Now, this has struck me that this very same believing reasoning, as I may call it, may well, and suitably, and comfortingly, be ours, when we read the epistles. For in them, we find (as Manoah's wife found in the words which the Lord had spoken to her) such wonderful secrets communicated to us, and such wondrous grace shown to us, that we can do nothing less than rest, as she did, in the blessed certainty of this, that our God has no purpose against us. In the epistles, we find ourselves brought into such near relationship to God, made acquainted with such deep secrets of His bosom, so encouraged to bring ourselves, our burnt-offerings, and our meal-offerings, to Him in a sanctuary of peace; that His purpose to pardon and save us finds no room to be questioned. The Lord would not, He could not, after the manner of the epistles, have set us in the place of children, and friends, and worshippers, and heirs, had He not set us in the place of safety and peace. The less is surely included in the better, as this simple-hearted woman reasoned for the encouragement of her husband.
And according to this, I may say, God Himself, in the epistles, treats pardon and acceptance very much in that way. It is rather assumed than taught. If the Spirit of God in the apostle Paul be recalled to the subject, it is because the heart of man is so disposed to return to the law, and to the elements and rudiments of the world, the religiousness of ordinances.
The question of pardon and justification suits the presence of God, as a Judge. It is before God in that character that such a question is to be argued and disposed of. But in the epistles, God speaks to us, His saints, rather as a Father; or, as from a sanctuary where He proposes to meet us as worshippers; or face to face, as a man would speak to his friend; or as the One who has set us with Himself in heavenly places. Surely He would not thus deal with us, if He purposed to "kill us," or to put us under law, and in the fear of judgment.

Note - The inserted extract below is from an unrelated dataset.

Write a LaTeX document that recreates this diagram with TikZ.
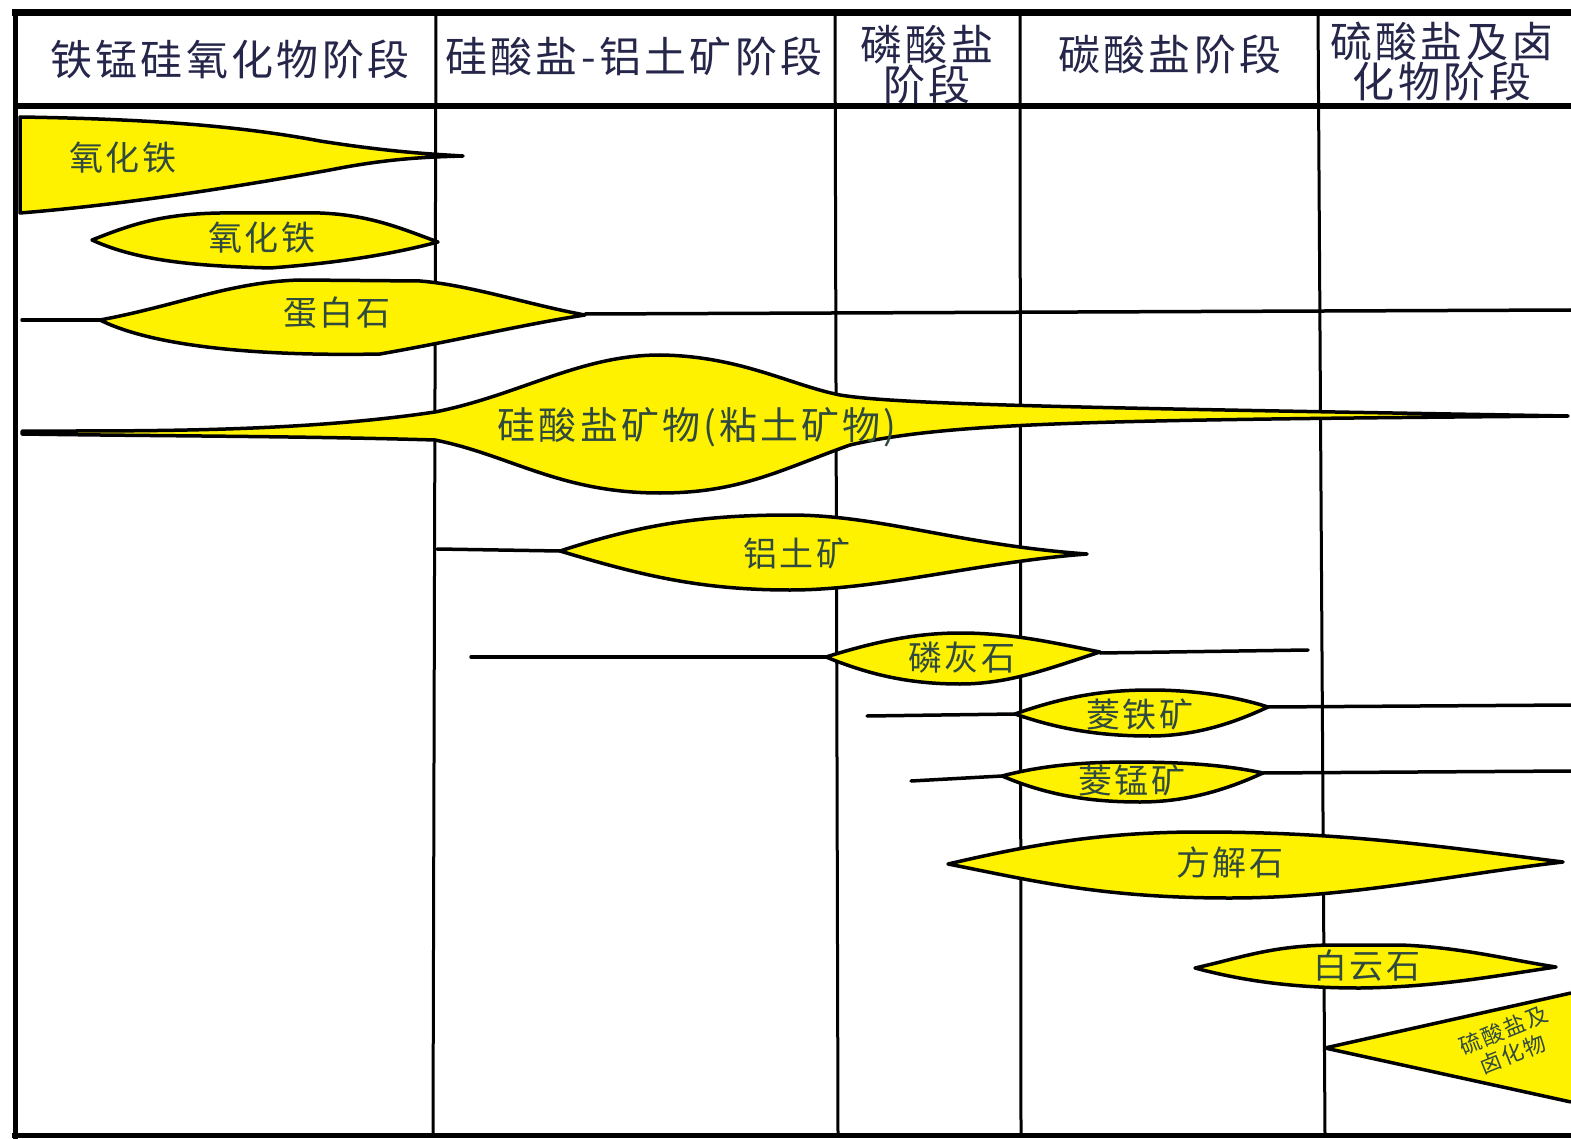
\documentclass[tikz,border=0pt]{standalone}
\usepackage{fontspec}
\newfontfamily\cjk[LetterSpace=8]{Noto Sans CJK SC}
\definecolor{oreY}{RGB}{255,242,0}
\definecolor{hdrC}{RGB}{38,38,74}
\definecolor{lblC}{RGB}{48,74,62}
\begin{document}
\begin{tikzpicture}[x=1pt,y=-1pt,
  gridline/.style={line width=3pt,black},
  lens/.style={fill=oreY,draw=black,line width=3.5pt,line join=round},
  tail/.style={line width=3.5pt,black,line cap=round},
  hdr/.style={font=\cjk\fontsize{42}{40}\selectfont,text=hdrC,align=center,inner sep=0pt},
  lbl/.style={font=\cjk\fontsize{34}{34}\selectfont,text=lblC,inner sep=0pt}]
\useasboundingbox (0,0) rectangle (1571,1139);
\fill[white] (0,0) rectangle (1571,1139);

% frame and grid
\draw[line width=7pt] (12,13) -- (1571,13);
\draw[line width=6pt] (17,106) -- (1571,106);
\draw[line width=5pt] (15,10) -- (15,1139);
\draw[line width=5pt] (12,1135) -- (1571,1135);
\draw[gridline] (436,13) -- (433,1135);
\draw[gridline] (835,13) -- (838,1135);
\draw[gridline] (1020,13) -- (1021,1135);
\draw[gridline] (1318,13) -- (1325,1135);

% headers
\node[hdr] (h1) at (230,60) {铁锰硅氧化物阶段};
\node[hdr] (h2) at (634,57) {硅酸盐-铝土矿阶段};
\node[hdr] (h3) at (927,65) {磷酸盐\\阶段};
\node[hdr] (h4) at (1170,55) {碳酸盐阶段};
\node[hdr] (h5) at (1442,62) {硫酸盐及卤\\化物阶段};

% 1 iron oxide wedge
\filldraw[lens] (20,117) .. controls (150,119) and (240,126) .. (320,141)
  .. controls (390,152) and (430,154) .. (463,156)
  .. controls (430,157) and (390,158) .. (330,170)
  .. controls (230,188) and (120,205) .. (20,213) -- cycle;

% 2 iron oxide lens
\filldraw[lens] (92,240) .. controls (130,225) and (160,214) .. (220,213) -- (320,213)
  .. controls (370,215) and (400,228) .. (438,242)
  .. controls (400,252) and (350,262) .. (270,268)
  .. controls (200,266) and (140,262) .. (92,240) -- cycle;

% 3 opal
\draw[tail] (22,320) -- (100,320);
\draw[tail] (585,314) -- (1571,310);
\filldraw[lens] (100,320) .. controls (180,305) and (230,282) .. (300,280) -- (420,281)
  .. controls (470,285) and (530,305) .. (585,315)
  .. controls (520,325) and (460,340) .. (380,354)
  .. controls (280,356) and (160,350) .. (100,320) -- cycle;

% 4 silicate minerals
\filldraw[lens] (22,431) .. controls (150,431) and (300,432) .. (435,412)
  .. controls (520,395) and (580,355) .. (660,355)
  .. controls (740,356) and (790,385) .. (840,395)
  .. controls (900,405) and (1100,408) .. (1568,416)
  .. controls (1100,420) and (950,422) .. (850,445)
  .. controls (780,470) and (740,493) .. (660,493)
  .. controls (560,493) and (510,455) .. (435,440)
  .. controls (300,436) and (150,436) .. (22,434) -- cycle;

% 5 bauxite
\draw[tail] (437,549) -- (560,551);
\filldraw[lens] (560,551) .. controls (640,525) and (700,515) .. (790,515)
  .. controls (880,515) and (960,545) .. (1087,554)
  .. controls (980,562) and (880,590) .. (790,590)
  .. controls (700,590) and (640,575) .. (560,551) -- cycle;

% 6 apatite
\draw[tail] (471,657) -- (826,657);
\draw[tail] (1100,653) -- (1308,650);
\filldraw[lens] (826,657) .. controls (880,640) and (920,633) .. (960,633)
  .. controls (1010,633) and (1050,642) .. (1100,652)
  .. controls (1050,668) and (1010,684) .. (960,684)
  .. controls (910,684) and (870,675) .. (826,657) -- cycle;

% 7 siderite
\draw[tail] (867,716) -- (1015,714);
\draw[tail] (1268,707) -- (1571,705);
\filldraw[lens] (1015,714) .. controls (1060,698) and (1100,690) .. (1150,690)
  .. controls (1200,690) and (1240,698) .. (1268,707)
  .. controls (1240,720) and (1200,736) .. (1150,736)
  .. controls (1090,736) and (1050,726) .. (1015,714) -- cycle;

% 8 rhodochrosite
\draw[tail] (911,781) -- (1002,776);
\draw[tail] (1263,773) -- (1571,771);
\filldraw[lens] (1002,776) .. controls (1040,766) and (1080,762) .. (1130,762)
  .. controls (1190,762) and (1230,766) .. (1263,773)
  .. controls (1230,788) and (1190,802) .. (1140,802)
  .. controls (1080,802) and (1040,792) .. (1002,776) -- cycle;

% 9 calcite
\filldraw[lens] (948,864) .. controls (1030,845) and (1100,832) .. (1200,832)
  .. controls (1350,832) and (1450,848) .. (1563,862)
  .. controls (1450,875) and (1350,898) .. (1230,898)
  .. controls (1100,898) and (1030,880) .. (948,864) -- cycle;

% 10 dolomite
\filldraw[lens] (1195,968) .. controls (1240,958) and (1270,946) .. (1330,945) -- (1400,945)
  .. controls (1460,947) and (1510,960) .. (1556,967)
  .. controls (1500,975) and (1440,987) .. (1360,988)
  .. controls (1290,988) and (1240,980) .. (1195,968) -- cycle;

% 11 sulfate & halide
\fill[oreY] (1325,1048) -- (1571,993) -- (1571,1102) -- cycle;
\draw[line width=3.5pt,line join=round] (1571,993) -- (1325,1048) -- (1571,1102);

% labels
\node[lbl] (l1) at (123,158) {氧化铁};
\node[lbl] (l2) at (262,238) {氧化铁};
\node[lbl] (l3) at (337,313) {蛋白石};
\node[lbl,font=\cjk\fontsize{38}{38}\selectfont] (l4) at (697,427) {硅酸盐矿物(粘土矿物)};
\node[lbl] (l5) at (797,553) {铝土矿};
\node[lbl] (l6) at (962,658) {磷灰石};
\node[lbl] (l7) at (1140,714) {菱铁矿};
\node[lbl] (l8) at (1132,780) {菱锰矿};
\node[lbl] (l9) at (1230,863) {方解石};
\node[lbl] (l10) at (1367,966) {白云石};
\node[lbl,font=\cjk\fontsize{22}{26}\selectfont,rotate=22,align=center] (l11) at (1508,1042) {硫酸盐及\\卤化物};
\end{tikzpicture}
\end{document}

Indeed, the reasoning of the apostle at the close of Rom. 8 has exactly this character in it. Like Manoah's wife, the apostle reasons on what God has supplied, and he concludes (of course, I know under the inspiration of the Holy Spirit) that the less is included in the greater. He challenges the inferior thing in the name, and in the certainty, and in the authority, of the superior; and this is what that simple-hearted woman did. She said, God will not kill us, because He has accepted our worship, and spoken to us. The apostle says, He who spared not his own Son, but gave Him up for us all, how shall He not with Him also freely give us all things? Who can lay anything to our charge, since God has justified us?
This is quite of the character of the word in Judges 13. And our place and privileges, as we read them in other epistles, entitle us to be bold after the same manner. Thus:
In Galatians, relationship is the leading thought. Divine righteousness is vindicated and asserted, it is true, but this is done as leading us to the great and blessed mystery of relationship, or that condition of children, the seed of the free-woman, in which we stand through grace.
In Ephesians, our personal, heavenly dignities in Christ are unfolded to us, forgiveness of sins, or redemption through blood being rather assumed or taken up by the way.
In Thessalonians, we are exhorted and encouraged on the ground of the Lord's coming and glory. But our interest in that glory is treated as a thing sure and settled.
In Hebrews, our place as worshippers is opened to us. We are taught to know ourselves within the veil, and that our proper service there is to be occupied with the sacrifices of thanksgiving and praise.
Thus we are, in these epistles, treated as either children, or heirs, or friends, or worshippers. We are looked at as in divine righteousness, or as in the adoption of sons, or as in heaven in Christ, or as in the sanctuary of peace and praise, or as expectants of glory. And surely each of these may well entitle us to ask ourselves, for the great comfort and establishment of our souls, would God have thus and thus spoken to us, would He have thus and thus brought us into relationship to Himself, would He have thus accepted offerings at our hands, had He purposed to "kill us" or had He purposed to put us under the threatenings of law, and the fear of judgment?